Slow winds also traps pollutants close to the surface and subsequently causes inversion — a phenomenon when pollutants create almost a lid over the city and lead to poor visibility throughout the day.
Kuldeep Srivastava, scientist at IMD said Delhi’s pollution levels will likely improve on Tuesday, when wind speeds are expected to touch 15 kmph during the day. “Though the wind direction will be northwesterly, the speed will be fairly strong – that could clear up visibility,” he said, adding that the switch to easterly winds on November 18 was the impetus Delhi’s air needed.

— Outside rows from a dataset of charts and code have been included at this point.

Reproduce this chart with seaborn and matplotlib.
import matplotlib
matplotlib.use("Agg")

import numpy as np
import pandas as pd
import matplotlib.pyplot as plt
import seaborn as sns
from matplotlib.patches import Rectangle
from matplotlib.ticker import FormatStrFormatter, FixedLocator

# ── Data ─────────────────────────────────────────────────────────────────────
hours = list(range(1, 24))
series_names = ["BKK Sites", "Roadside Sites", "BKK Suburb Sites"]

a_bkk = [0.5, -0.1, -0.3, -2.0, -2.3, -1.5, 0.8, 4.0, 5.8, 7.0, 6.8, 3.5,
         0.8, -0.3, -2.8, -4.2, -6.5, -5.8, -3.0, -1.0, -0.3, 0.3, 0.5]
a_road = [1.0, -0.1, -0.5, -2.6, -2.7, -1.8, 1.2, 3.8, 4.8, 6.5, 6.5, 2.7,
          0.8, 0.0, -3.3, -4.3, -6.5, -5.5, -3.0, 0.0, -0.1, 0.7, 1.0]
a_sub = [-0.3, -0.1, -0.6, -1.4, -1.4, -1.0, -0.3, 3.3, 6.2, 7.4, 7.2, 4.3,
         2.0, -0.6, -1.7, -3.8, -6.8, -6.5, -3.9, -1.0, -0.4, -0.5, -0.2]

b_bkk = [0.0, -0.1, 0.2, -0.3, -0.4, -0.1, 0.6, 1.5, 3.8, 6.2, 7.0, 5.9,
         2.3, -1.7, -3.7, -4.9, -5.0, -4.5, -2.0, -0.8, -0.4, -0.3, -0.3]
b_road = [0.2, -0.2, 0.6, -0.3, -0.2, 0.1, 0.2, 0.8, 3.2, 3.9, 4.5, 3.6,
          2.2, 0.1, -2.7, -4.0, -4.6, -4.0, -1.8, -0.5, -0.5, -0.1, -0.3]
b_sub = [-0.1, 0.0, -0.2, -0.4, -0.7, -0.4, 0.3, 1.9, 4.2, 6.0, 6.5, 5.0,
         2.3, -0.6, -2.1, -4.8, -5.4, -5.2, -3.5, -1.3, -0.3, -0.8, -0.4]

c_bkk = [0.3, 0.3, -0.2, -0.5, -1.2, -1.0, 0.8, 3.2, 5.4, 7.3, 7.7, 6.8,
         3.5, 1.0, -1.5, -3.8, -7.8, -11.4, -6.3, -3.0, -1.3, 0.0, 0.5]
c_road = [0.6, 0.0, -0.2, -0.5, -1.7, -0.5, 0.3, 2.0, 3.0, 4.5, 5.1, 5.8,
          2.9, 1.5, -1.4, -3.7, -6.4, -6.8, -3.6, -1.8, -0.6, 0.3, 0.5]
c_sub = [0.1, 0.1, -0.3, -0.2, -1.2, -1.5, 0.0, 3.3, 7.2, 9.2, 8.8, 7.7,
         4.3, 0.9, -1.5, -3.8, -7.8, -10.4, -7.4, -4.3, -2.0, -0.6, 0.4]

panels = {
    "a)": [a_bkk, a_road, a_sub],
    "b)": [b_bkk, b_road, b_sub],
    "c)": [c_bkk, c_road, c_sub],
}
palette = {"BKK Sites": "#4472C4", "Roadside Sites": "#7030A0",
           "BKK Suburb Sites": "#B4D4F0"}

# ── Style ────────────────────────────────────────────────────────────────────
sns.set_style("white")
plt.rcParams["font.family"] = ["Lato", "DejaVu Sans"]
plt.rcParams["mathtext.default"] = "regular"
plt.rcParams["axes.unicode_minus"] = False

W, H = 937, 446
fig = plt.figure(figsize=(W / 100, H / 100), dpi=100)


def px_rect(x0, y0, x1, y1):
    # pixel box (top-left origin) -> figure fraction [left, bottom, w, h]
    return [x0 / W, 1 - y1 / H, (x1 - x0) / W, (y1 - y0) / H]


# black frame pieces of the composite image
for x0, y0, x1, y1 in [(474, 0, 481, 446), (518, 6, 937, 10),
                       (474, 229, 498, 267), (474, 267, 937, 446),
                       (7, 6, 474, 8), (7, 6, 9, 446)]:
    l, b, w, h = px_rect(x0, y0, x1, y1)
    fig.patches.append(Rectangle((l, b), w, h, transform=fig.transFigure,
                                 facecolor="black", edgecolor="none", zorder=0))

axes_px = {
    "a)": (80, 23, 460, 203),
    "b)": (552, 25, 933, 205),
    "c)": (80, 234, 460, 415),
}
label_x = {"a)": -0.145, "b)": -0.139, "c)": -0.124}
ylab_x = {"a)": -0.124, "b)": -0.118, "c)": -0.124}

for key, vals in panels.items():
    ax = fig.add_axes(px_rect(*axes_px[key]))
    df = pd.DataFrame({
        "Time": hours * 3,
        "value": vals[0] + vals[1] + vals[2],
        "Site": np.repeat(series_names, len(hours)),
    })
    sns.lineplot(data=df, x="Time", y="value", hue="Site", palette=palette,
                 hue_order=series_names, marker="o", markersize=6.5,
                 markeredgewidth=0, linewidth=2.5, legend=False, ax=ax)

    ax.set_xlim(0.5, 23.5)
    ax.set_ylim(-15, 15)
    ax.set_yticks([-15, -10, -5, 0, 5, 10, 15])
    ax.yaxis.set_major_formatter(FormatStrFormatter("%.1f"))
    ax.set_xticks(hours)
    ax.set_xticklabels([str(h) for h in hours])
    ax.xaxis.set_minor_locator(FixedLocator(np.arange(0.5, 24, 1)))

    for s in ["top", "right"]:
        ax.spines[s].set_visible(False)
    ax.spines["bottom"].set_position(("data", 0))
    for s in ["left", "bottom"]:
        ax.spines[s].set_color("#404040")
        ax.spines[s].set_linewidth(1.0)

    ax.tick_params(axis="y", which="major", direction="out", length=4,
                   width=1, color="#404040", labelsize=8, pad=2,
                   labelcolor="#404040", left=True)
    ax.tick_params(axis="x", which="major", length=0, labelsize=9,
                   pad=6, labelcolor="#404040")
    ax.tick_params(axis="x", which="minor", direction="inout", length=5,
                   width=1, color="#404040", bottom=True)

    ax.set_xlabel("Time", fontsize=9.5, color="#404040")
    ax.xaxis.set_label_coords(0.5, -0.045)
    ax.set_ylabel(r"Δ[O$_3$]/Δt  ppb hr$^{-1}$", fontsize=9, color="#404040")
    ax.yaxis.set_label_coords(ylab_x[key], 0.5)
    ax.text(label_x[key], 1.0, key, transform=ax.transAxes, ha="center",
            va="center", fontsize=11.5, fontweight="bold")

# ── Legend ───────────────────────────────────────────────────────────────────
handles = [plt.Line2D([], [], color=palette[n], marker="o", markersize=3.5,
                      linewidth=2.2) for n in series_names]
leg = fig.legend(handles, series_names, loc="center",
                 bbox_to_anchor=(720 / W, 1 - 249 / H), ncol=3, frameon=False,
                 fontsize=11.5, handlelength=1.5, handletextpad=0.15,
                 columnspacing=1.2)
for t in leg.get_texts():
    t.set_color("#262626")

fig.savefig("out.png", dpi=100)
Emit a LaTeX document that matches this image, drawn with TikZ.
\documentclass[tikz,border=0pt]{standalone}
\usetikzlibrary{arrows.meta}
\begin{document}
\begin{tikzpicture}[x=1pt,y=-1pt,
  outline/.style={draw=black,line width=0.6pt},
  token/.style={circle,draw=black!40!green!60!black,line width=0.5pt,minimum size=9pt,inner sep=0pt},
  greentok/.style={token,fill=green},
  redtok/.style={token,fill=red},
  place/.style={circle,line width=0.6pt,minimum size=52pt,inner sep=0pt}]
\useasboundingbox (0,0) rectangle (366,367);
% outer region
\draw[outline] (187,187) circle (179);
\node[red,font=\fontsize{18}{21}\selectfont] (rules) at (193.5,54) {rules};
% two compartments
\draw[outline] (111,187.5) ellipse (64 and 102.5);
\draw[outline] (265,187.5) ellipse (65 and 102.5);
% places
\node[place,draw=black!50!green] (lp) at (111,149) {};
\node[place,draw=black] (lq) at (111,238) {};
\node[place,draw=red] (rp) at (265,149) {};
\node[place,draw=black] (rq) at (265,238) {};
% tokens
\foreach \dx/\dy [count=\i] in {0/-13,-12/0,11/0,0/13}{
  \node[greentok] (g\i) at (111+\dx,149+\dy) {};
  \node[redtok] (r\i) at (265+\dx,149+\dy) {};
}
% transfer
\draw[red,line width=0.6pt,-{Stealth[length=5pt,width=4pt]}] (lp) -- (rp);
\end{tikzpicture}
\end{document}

Meanwhile, data by the Indian Agricultural Research Institute (IARI) shows that farm fires are on a decline in Haryana, with the northern state logging 634 stubble burning incidents on Monday, down from 740 and 637 on the previous two days.
“An easterly wind direction reduces smoke from stubble burning considerably. It can also help improve visibility to over 2,000 metres during the day,” Srivastava said.